Nosso Lar
Céu com conexão wi-fi
Por Luiz Joaquim | 03.09.2010 (sexta-feira)
Filmes em geral representam partes de um panorama cultural maior da região onde foram feitos. Essa ideia do registro filmado como um tipo de documento histórico e social nos chega com nível de qualidade negativo no longa-metragem “Nosso Lar”, feito no território nacional, direcionado para qualquer pessoa que queira reiterar sua fé.
A obra narra o processo de escrita do livro homônimo de Chico Xavier, que de acordo com o filme foi aparentemente psicografado do além via troca de e-mails entre o espírito de André Luiz, protagonista do filme, e o médium, material escrito numa lan-house celestial com conexão wi-fi direta com o espaço terrestre.
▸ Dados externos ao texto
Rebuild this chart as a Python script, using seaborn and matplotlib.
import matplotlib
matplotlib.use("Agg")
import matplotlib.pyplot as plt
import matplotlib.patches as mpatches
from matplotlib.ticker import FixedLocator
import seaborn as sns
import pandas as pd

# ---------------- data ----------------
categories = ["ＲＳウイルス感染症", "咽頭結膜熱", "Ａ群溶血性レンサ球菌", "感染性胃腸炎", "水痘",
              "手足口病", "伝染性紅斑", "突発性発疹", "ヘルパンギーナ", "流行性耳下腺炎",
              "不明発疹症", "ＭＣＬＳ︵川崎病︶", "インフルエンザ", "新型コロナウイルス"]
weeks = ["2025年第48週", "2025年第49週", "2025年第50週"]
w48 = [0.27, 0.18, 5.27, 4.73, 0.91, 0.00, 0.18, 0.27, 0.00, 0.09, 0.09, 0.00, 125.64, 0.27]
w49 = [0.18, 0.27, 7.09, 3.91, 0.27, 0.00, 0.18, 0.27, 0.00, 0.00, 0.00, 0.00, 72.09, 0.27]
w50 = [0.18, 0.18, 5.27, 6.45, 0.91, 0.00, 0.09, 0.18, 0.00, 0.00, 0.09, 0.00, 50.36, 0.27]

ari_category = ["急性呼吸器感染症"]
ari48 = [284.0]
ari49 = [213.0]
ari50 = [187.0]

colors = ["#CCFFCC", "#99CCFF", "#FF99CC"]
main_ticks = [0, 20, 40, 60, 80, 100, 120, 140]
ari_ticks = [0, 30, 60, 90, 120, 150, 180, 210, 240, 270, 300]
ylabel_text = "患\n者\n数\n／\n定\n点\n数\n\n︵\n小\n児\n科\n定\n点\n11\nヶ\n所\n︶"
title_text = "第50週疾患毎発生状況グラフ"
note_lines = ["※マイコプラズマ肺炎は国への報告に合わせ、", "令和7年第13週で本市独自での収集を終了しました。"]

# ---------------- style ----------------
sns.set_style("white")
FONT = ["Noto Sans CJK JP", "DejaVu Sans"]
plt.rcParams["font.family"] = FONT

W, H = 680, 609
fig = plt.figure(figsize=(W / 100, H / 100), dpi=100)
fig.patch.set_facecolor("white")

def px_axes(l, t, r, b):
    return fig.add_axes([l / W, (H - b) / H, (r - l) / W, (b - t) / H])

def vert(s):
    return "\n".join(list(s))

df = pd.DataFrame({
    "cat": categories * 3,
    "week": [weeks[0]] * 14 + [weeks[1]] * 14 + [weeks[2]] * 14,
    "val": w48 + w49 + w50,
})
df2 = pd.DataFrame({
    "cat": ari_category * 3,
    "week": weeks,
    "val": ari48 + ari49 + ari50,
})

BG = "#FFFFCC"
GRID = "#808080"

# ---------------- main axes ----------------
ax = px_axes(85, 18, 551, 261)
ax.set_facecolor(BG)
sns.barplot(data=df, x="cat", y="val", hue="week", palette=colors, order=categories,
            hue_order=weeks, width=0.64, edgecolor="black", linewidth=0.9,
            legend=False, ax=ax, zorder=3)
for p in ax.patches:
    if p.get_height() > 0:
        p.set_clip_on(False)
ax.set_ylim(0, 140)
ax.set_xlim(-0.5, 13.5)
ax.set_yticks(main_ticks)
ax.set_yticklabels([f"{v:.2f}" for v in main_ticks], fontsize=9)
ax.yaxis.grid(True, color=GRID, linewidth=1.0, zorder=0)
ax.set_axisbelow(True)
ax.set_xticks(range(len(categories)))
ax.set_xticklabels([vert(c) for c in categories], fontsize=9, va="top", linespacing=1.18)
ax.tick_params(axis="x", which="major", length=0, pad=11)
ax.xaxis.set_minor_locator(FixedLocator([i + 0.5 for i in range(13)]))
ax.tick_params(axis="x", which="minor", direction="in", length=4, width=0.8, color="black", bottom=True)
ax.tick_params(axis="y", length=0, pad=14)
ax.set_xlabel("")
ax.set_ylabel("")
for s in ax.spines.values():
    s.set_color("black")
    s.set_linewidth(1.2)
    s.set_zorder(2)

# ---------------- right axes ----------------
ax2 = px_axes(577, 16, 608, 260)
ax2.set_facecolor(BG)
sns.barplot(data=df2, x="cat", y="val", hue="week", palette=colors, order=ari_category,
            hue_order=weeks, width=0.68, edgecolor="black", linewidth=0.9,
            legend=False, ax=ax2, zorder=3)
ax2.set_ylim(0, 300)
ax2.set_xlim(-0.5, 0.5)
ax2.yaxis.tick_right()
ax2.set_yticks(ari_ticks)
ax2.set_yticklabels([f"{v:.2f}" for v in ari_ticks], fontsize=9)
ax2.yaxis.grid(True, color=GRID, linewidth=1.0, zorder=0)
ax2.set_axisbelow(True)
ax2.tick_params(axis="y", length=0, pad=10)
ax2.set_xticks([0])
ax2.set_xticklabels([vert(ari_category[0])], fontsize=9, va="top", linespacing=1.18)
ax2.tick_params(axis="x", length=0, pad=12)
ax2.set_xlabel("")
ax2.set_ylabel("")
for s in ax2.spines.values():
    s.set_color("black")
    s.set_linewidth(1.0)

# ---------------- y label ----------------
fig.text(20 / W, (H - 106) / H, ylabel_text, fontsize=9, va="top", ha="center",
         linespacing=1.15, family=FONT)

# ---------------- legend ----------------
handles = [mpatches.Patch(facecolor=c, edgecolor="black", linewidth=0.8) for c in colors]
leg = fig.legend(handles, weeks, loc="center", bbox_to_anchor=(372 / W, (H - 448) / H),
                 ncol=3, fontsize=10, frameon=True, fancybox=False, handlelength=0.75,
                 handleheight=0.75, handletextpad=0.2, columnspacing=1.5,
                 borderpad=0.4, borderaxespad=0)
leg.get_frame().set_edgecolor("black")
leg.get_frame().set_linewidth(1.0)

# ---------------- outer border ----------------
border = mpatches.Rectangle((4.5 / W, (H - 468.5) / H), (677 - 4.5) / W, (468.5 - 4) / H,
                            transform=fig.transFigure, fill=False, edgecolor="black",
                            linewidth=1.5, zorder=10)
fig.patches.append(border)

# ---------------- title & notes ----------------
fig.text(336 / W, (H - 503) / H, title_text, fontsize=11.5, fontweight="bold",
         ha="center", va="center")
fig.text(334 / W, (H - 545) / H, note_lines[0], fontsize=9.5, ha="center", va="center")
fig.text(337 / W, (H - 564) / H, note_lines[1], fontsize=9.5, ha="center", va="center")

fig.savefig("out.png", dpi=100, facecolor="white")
A história relata em tom exultante a transformação desse homem pecador, que encontra salvação eterna na religião. Ao morrer, André vai para uma espécie de purgatório, onde é atacado por outros mortos, possivelmente extras acidentados de um filme de terror de baixo orçamento. André reza para escapar e por isso vai para o céu.
Céu e inferno nesse filme são espaços que mostram o resultado da combinação muito dinheiro mau gosto que em geral embala os produtos da Globo Filmes. O céu é uma representação limpa, feita com intervenção pesada da computação gráfica em tons de azul e verde, em que as pessoas andam de túnicas, sempre sorrindo e escutam música erudita num campo florido. O inferno é escuro, fumacento e pegajoso. Melhor evitar os mortos que andam como zumbis fazendo careta e grunhindo algo que pode apenas ser descrito como bleaaarrgh.
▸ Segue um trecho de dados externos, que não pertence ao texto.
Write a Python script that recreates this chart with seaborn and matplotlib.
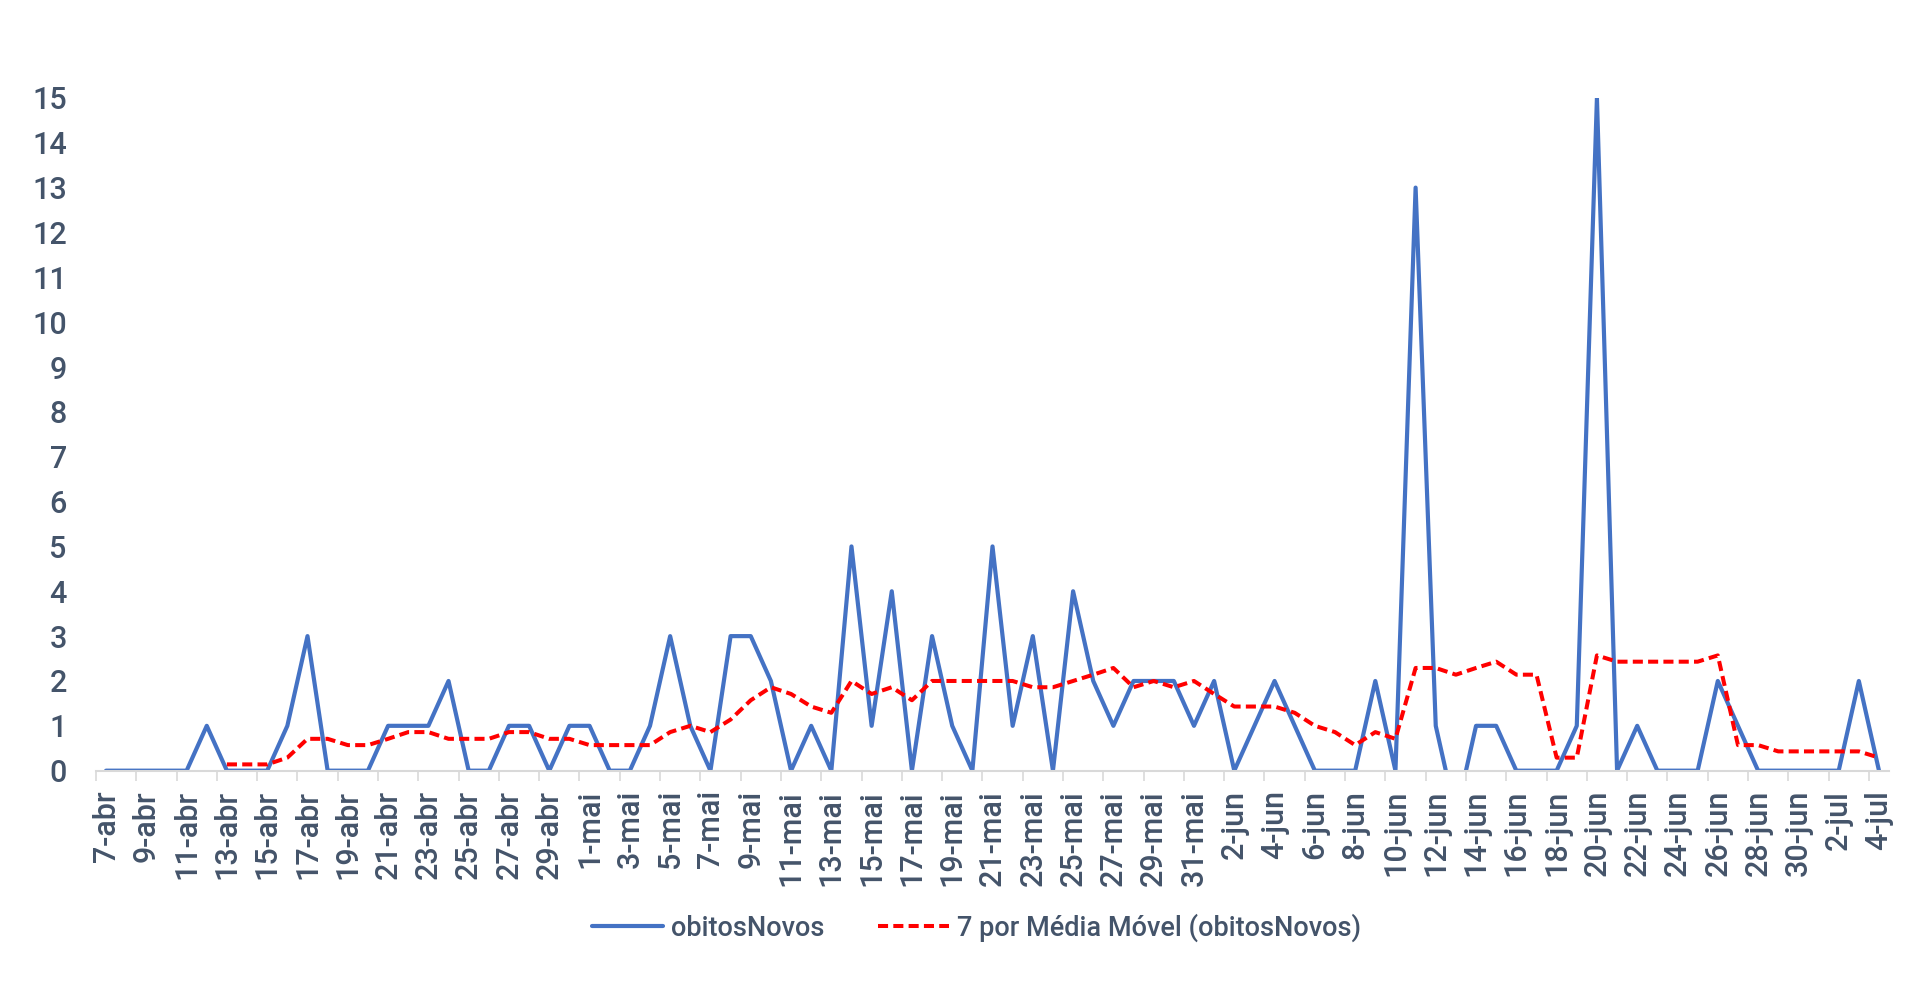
import matplotlib
matplotlib.use("Agg")
import matplotlib.pyplot as plt
import seaborn as sns
import pandas as pd

# obitos novos por dia, de 7-abr a 4-jul
obitos_novos = [0, 0, 0, 0, 0, 1, 0, 0, 0, 1, 3, 0, 0, 0, 1, 1, 1, 2, 0, 0,
                1, 1, 0, 1, 1, 0, 0, 1, 3, 1, 0, 3, 3, 2, 0, 1, 0, 5, 1, 4,
                0, 3, 1, 0, 5, 1, 3, 0, 4, 2, 1, 2, 2, 2, 1, 2, 0, 1, 2, 1,
                0, 0, 0, 2, 0, 13, 1, -1, 1, 1, 0, 0, 0, 1, 15, 0, 1, 0, 0, 0,
                2, 1, 0, 0, 0, 0, 0, 2, 0]

# media movel de 7 dias (comeca em 13-abr)
media_movel = [0.14, 0.14, 0.14, 0.29, 0.71, 0.71, 0.57, 0.57, 0.71, 0.86,
               0.86, 0.71, 0.71, 0.71, 0.86, 0.86, 0.71, 0.71, 0.57, 0.57,
               0.57, 0.57, 0.86, 1.00, 0.86, 1.14, 1.57, 1.86, 1.71, 1.43,
               1.29, 2.00, 1.71, 1.86, 1.57, 2.00, 2.00, 2.00, 2.00, 2.00,
               1.86, 1.86, 2.00, 2.14, 2.29, 1.86, 2.00, 1.86, 2.00, 1.71,
               1.43, 1.43, 1.43, 1.29, 1.00, 0.86, 0.57, 0.86, 0.71, 2.29,
               2.29, 2.14, 2.29, 2.43, 2.14, 2.14, 0.29, 0.29, 2.57, 2.43,
               2.43, 2.43, 2.43, 2.43, 2.57, 0.57, 0.57, 0.43, 0.43, 0.43,
               0.43, 0.43, 0.29]

meses = {4: "abr", 5: "mai", 6: "jun", 7: "jul"}
datas = pd.date_range("2020-04-07", "2020-07-04", freq="D")
rotulos = [f"{d.day}-{meses[d.month]}" for d in datas]

df = pd.DataFrame({"dia": range(len(obitos_novos)), "obitosNovos": obitos_novos})
df_mm = pd.DataFrame({"dia": range(6, 6 + len(media_movel)), "media": media_movel})

cor_texto = "#44546A"
cor_eixo = "#D9D9D9"

sns.set_style("white")
plt.rcParams["font.family"] = ["Roboto", "DejaVu Sans"]
plt.rcParams["font.weight"] = "medium"

fig = plt.figure(figsize=(19.19, 9.83), dpi=100)
ax = fig.add_axes([0.05, 0.216, 0.9344, 0.6844])

sns.lineplot(data=df, x="dia", y="obitosNovos", ax=ax, color="#4472C4",
             linewidth=3.0, label="obitosNovos")
sns.lineplot(data=df_mm, x="dia", y="media", ax=ax, color="#FF0000",
             linewidth=2.9, dashes=False, label="7 por Média Móvel (obitosNovos)")
ax.lines[1].set_dashes([2.5, 1.3])

ax.set_xlim(-0.5, len(obitos_novos) - 0.5)
ax.set_ylim(0, 15)
ax.set_yticks(range(0, 16))
ax.set_xticks(range(0, len(rotulos), 2))
ax.set_xticklabels(rotulos[::2], rotation=90, va="top", ha="center")
ax.set_xticks([x - 0.5 for x in range(0, len(rotulos), 2)], minor=True)

ax.tick_params(axis="x", which="major", length=0, pad=14, labelsize=22, labelcolor=cor_texto)
ax.tick_params(axis="x", which="minor", length=7.2, width=1.2, color=cor_eixo, direction="out")
ax.tick_params(axis="y", length=0, pad=21, labelsize=22, labelcolor=cor_texto)

for s in ["top", "right", "left"]:
    ax.spines[s].set_visible(False)
ax.spines["bottom"].set_color(cor_eixo)
ax.spines["bottom"].set_linewidth(1.5)
ax.xaxis.set_ticks_position("bottom")

ax.set_xlabel("")
ax.set_ylabel("")

ax.get_legend().remove()
handles, labels = ax.get_legend_handles_labels()
leg = fig.legend(handles, labels, loc="center", bbox_to_anchor=(0.509, 0.056),
                 ncol=2, frameon=False, fontsize=19.5, handlelength=2.6,
                 handletextpad=0.3, columnspacing=2.0)
for t in leg.get_texts():
    t.set_color(cor_texto)

plt.savefig("out.png", dpi=100)
plt.close()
Nosso Lar é o nome desse lugar localizado num plano superior, para onde os espíritos bons vão depois da morte, e é basicamente regido pelo mesmo tipo de leis do território mundano. Políticos de sorriso inocente definem quem tem a chance de se comunicar com os parentes, possibilidade valiosa que para poder usufruir é preciso seguir as regras. Limpar feridas de doentes e curar dores dos companheiros com raio verde que sai das mãos valem muitos pontos.
“Para conseguir os méritos, é preciso trabalhar”, lembra um dos chefes do Nosso Lar. Uma das personagens não concorda com esse clima geral de felicidade constante, foge, e acaba fisicamente punida, para em seguida se converter à fé na força maior. “Com o tempo você vai entender”, alerta o protagonista. Ela aceita.
Além desse arsenal carregado de chilique (o curioso raio verde que sai das mãos dos anjos, a trilha sonora de pianinho quando alguém vai morrer, e os acordes de vitória para as cenas de felicidade), chama a atenção como o discurso panfletário do filme se fecha numa ideia de religião em que a visão crítica é nula e o interesse contrário é reduzido à resignação juvenil.